▸ **GIVEN INFORMATION**:
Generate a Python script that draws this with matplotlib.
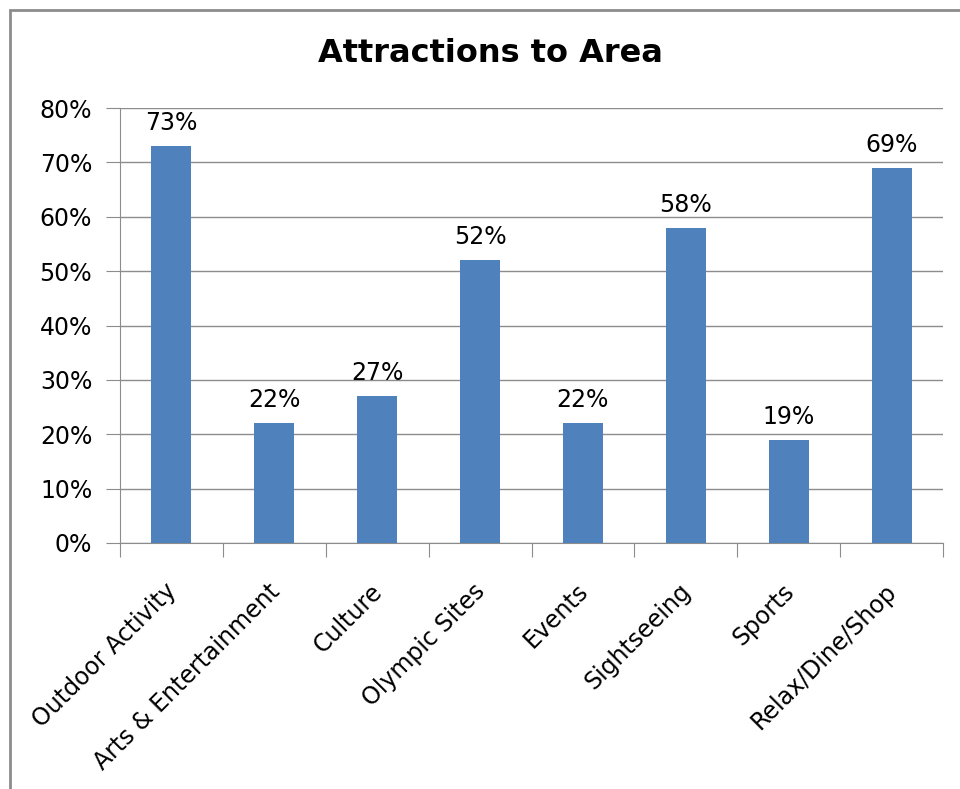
---
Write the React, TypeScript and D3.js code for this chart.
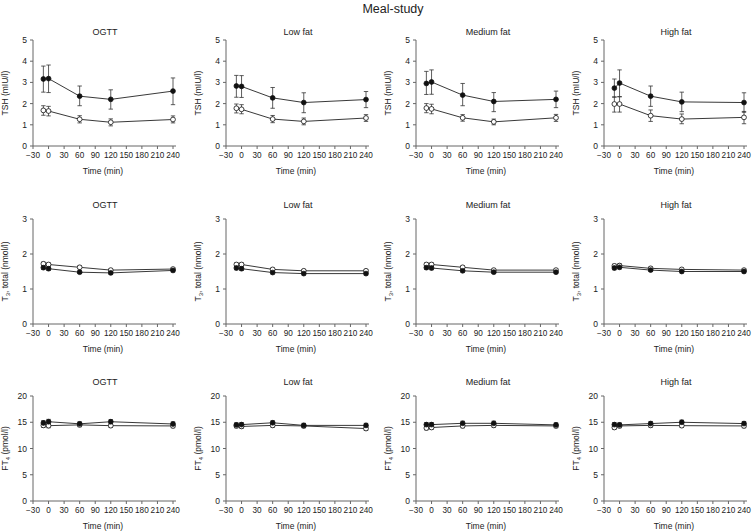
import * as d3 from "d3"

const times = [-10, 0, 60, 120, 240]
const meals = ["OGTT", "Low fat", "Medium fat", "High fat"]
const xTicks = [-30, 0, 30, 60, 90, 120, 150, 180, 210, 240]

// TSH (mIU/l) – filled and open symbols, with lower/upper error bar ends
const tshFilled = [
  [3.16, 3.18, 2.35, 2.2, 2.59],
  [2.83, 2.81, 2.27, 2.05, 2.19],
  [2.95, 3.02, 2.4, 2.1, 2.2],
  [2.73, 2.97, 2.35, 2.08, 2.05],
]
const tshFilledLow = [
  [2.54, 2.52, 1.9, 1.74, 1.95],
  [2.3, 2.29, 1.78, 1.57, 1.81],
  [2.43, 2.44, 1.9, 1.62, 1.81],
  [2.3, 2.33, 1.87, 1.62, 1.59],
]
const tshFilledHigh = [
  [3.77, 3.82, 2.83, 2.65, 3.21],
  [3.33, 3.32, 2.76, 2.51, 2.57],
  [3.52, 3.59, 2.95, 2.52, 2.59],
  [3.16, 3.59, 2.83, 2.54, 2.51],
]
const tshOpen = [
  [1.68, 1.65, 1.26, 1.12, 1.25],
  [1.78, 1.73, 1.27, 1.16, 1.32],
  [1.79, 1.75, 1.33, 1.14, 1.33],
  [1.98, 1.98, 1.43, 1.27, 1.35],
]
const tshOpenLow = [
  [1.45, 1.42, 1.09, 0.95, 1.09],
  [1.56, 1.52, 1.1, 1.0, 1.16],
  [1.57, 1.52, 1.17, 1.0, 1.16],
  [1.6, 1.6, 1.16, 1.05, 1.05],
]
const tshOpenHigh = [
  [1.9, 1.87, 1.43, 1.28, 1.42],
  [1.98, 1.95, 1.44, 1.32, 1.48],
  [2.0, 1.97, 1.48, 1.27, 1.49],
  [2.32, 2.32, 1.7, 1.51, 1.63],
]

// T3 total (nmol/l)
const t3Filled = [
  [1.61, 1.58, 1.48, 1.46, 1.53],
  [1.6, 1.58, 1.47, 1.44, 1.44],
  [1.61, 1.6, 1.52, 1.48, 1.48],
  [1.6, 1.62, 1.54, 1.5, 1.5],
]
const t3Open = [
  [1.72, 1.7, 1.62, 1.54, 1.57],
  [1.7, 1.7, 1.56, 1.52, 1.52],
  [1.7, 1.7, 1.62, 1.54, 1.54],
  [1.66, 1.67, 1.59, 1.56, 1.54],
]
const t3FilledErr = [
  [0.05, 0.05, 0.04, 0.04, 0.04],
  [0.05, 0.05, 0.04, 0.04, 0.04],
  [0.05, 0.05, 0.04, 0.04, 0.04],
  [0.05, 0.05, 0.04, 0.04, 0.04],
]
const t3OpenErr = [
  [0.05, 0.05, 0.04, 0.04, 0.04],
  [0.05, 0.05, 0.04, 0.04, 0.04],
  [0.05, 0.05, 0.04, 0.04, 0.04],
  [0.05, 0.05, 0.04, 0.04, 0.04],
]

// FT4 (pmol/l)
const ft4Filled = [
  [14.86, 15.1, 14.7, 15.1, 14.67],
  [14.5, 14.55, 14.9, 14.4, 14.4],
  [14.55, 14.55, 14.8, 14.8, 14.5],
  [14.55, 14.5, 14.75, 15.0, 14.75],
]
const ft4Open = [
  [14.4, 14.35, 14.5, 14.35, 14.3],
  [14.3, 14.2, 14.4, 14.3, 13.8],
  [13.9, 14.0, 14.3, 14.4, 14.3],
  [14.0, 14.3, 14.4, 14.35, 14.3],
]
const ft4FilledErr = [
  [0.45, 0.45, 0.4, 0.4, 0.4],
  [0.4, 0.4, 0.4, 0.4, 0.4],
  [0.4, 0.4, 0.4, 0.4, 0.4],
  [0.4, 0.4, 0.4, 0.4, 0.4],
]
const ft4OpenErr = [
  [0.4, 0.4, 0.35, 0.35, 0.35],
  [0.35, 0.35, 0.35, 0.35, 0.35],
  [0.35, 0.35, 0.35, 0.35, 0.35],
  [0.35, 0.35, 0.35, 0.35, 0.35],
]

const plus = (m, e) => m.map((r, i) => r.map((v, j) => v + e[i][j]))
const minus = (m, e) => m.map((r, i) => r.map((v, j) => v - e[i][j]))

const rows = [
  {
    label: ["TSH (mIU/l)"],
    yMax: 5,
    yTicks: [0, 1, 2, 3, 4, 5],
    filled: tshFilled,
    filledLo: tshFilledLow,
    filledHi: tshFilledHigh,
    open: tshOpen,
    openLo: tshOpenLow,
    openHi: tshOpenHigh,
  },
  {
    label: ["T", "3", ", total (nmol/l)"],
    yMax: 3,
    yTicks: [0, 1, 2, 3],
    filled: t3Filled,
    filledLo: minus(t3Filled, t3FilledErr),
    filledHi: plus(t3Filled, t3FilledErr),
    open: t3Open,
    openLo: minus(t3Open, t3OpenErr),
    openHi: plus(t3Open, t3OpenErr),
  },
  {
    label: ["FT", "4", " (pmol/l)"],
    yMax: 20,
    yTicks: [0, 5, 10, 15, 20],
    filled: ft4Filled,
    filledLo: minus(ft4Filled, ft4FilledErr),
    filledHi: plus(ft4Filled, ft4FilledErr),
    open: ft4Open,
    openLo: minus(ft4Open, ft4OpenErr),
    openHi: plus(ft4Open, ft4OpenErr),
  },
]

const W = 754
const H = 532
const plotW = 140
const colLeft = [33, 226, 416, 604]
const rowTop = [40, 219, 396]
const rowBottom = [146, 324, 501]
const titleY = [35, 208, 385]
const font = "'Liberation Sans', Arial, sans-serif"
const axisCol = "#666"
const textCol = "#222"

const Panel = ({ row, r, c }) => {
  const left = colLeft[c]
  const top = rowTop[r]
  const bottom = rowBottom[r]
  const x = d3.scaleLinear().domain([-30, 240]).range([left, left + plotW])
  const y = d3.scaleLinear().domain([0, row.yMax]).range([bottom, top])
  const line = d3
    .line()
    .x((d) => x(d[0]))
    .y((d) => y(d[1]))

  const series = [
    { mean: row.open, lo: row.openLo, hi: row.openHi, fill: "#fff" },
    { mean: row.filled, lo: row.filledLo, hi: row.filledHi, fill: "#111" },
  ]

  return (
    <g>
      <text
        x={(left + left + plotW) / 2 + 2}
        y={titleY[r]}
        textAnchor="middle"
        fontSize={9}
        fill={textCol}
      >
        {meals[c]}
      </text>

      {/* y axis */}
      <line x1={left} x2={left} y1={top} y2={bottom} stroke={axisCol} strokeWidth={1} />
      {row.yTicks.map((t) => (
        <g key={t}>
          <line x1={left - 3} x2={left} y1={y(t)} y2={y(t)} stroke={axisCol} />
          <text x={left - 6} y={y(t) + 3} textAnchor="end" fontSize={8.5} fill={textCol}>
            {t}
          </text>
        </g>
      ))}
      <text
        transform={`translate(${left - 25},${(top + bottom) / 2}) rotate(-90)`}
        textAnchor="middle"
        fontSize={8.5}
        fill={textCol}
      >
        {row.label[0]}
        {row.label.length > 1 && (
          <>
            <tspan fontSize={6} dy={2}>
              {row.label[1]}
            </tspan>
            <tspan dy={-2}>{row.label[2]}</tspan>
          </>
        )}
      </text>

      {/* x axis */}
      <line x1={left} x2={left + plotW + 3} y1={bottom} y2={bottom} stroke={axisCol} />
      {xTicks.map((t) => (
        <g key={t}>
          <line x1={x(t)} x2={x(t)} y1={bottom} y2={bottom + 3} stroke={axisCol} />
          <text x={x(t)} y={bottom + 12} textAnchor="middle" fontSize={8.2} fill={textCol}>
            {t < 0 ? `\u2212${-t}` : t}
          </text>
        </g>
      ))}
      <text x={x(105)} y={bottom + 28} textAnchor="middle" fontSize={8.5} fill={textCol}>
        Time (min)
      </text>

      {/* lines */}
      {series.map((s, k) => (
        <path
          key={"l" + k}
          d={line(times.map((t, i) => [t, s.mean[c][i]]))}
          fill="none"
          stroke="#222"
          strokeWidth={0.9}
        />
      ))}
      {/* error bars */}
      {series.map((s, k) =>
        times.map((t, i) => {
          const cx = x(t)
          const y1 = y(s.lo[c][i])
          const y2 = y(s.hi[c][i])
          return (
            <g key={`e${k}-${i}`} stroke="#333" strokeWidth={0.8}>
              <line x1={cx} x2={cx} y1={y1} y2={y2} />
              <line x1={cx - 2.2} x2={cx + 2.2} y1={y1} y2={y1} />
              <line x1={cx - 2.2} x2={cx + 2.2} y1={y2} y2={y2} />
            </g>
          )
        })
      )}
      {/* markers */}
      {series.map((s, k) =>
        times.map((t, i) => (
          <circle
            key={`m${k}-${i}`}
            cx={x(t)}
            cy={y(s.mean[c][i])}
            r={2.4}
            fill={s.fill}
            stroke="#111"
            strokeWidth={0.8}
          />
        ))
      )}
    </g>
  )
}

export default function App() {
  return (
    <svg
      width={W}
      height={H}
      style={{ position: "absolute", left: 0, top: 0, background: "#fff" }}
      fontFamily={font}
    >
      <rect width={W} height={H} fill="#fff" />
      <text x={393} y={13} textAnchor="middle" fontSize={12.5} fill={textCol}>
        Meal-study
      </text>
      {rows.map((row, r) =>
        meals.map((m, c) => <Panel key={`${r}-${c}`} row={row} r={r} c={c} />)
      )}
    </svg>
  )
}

▸ **EXERCISE PROMPT**: Give again, exactly as written above, every line from the one holding "Write the React, TypeScript" to the one holding "180, 210, 240]", with both ends kept and the pictures left out.

▸ **ANSWER FOR THE TASK**:
Write the React, TypeScript and D3.js code for this chart.
import * as d3 from "d3"

const times = [-10, 0, 60, 120, 240]
const meals = ["OGTT", "Low fat", "Medium fat", "High fat"]
const xTicks = [-30, 0, 30, 60, 90, 120, 150, 180, 210, 240]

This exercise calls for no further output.